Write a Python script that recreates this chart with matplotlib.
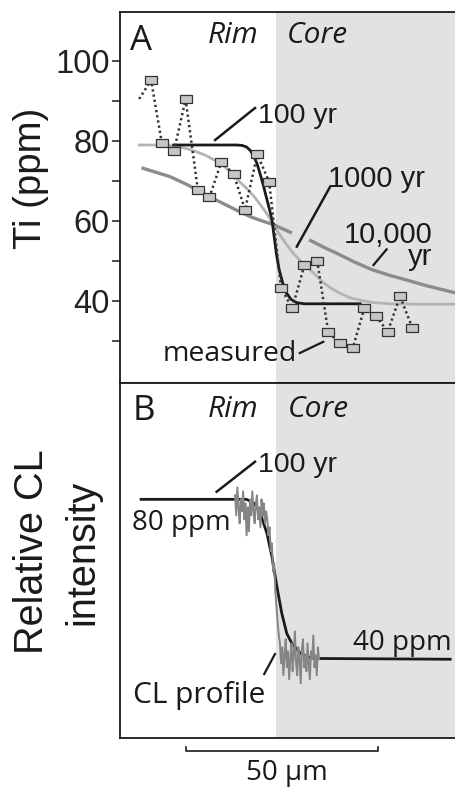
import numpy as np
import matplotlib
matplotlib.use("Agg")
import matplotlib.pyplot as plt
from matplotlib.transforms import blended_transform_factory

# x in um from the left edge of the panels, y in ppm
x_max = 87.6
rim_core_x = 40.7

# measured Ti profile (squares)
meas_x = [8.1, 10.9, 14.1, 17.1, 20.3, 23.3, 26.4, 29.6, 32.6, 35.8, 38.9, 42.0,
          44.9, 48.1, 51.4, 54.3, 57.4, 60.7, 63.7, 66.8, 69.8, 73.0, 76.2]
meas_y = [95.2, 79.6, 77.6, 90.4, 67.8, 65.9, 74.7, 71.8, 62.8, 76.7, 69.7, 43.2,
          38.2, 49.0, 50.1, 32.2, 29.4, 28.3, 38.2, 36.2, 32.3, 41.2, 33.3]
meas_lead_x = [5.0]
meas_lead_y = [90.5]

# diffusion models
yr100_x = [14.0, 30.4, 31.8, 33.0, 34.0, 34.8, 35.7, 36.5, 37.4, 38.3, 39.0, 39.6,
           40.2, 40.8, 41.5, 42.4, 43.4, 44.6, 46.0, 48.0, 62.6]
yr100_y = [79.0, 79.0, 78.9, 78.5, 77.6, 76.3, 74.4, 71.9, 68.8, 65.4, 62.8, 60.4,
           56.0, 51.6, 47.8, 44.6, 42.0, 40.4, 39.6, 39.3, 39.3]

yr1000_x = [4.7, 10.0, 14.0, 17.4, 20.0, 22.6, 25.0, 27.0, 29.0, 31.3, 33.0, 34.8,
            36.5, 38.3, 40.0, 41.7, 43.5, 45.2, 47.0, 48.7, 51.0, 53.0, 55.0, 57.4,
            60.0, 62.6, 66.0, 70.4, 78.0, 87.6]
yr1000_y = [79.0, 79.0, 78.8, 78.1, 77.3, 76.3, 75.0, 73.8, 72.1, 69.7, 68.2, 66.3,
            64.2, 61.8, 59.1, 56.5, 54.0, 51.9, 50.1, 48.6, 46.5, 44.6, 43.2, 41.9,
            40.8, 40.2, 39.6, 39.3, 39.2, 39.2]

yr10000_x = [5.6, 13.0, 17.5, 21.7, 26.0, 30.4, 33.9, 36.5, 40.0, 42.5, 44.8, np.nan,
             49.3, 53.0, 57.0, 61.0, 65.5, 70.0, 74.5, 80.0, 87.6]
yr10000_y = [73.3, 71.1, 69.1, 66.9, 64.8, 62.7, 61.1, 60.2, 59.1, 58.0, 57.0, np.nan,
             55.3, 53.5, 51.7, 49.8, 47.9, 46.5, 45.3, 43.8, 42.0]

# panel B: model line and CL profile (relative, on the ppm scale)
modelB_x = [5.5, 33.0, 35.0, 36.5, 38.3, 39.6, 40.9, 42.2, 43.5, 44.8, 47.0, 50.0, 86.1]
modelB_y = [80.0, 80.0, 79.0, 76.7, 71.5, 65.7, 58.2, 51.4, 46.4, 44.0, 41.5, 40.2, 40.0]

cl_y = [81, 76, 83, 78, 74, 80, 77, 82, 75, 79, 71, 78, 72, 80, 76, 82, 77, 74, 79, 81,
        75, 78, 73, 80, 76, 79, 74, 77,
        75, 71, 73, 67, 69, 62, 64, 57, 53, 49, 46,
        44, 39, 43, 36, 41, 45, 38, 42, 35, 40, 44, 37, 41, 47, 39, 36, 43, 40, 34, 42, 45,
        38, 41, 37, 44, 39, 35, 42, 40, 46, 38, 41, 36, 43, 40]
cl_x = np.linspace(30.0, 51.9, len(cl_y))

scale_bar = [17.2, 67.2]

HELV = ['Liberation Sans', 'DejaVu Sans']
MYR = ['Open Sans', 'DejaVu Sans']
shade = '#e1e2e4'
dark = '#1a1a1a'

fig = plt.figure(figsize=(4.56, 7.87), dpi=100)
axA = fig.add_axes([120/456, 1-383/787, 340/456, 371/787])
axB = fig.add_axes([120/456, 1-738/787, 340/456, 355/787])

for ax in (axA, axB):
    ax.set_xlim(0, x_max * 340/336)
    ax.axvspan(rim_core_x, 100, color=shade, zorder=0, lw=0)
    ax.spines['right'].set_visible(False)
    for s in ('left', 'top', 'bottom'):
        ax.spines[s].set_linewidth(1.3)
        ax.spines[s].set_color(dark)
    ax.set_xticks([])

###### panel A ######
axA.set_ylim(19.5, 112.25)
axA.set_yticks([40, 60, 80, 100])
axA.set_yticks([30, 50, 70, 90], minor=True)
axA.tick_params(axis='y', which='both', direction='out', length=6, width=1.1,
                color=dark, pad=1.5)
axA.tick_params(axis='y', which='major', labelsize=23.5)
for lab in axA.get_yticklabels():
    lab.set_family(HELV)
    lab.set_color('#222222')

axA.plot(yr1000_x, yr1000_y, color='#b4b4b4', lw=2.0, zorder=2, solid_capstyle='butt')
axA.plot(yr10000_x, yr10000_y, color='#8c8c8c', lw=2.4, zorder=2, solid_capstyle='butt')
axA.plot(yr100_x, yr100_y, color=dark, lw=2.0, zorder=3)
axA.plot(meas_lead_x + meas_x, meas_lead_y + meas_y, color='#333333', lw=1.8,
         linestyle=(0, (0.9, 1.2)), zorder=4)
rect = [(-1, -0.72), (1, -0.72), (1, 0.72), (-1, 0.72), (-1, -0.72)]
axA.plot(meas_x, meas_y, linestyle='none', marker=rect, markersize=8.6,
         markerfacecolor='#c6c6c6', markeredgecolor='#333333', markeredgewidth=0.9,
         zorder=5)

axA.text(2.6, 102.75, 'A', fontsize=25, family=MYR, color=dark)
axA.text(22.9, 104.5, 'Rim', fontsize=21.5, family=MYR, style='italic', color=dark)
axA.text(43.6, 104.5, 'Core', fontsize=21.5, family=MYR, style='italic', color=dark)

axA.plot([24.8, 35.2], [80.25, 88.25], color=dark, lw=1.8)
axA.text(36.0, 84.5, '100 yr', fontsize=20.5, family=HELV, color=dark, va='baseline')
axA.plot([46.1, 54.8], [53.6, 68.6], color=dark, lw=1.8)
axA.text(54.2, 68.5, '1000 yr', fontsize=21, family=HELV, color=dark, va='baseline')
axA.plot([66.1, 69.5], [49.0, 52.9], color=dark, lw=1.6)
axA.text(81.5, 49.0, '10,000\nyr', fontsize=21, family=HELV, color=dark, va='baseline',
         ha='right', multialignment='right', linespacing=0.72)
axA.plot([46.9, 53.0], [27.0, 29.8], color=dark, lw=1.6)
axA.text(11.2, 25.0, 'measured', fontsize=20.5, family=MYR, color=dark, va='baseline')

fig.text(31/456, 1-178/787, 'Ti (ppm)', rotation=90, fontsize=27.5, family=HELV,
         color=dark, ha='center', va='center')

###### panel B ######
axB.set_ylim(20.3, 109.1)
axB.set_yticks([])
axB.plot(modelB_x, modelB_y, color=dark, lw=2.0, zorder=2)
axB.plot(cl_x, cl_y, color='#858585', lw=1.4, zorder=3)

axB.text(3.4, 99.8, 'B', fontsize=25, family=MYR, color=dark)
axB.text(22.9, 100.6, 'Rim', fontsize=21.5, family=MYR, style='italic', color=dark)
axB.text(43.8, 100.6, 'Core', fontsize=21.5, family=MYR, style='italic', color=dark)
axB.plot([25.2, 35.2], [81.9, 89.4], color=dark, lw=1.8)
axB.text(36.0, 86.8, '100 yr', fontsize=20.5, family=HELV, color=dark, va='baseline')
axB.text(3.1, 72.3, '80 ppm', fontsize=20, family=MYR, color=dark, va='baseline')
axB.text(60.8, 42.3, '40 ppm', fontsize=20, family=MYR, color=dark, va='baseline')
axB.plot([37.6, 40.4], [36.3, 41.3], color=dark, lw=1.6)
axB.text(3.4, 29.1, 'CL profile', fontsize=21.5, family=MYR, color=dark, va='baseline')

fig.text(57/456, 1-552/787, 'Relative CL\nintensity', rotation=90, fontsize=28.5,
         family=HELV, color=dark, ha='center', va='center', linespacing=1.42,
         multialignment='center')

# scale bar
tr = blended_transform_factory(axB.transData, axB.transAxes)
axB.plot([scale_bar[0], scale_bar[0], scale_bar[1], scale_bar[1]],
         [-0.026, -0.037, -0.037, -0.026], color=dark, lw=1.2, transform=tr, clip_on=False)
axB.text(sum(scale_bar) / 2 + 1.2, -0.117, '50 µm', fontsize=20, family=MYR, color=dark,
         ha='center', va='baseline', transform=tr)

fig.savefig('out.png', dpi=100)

▶ Task details: Restate each line from the start of the listing through the line bearing "rim_core_x = 40.7" word for word. Drop the pictures.

▶ The answer:
Write a Python script that recreates this chart with matplotlib.
import numpy as np
import matplotlib
matplotlib.use("Agg")
import matplotlib.pyplot as plt
from matplotlib.transforms import blended_transform_factory

# x in um from the left edge of the panels, y in ppm
x_max = 87.6
rim_core_x = 40.7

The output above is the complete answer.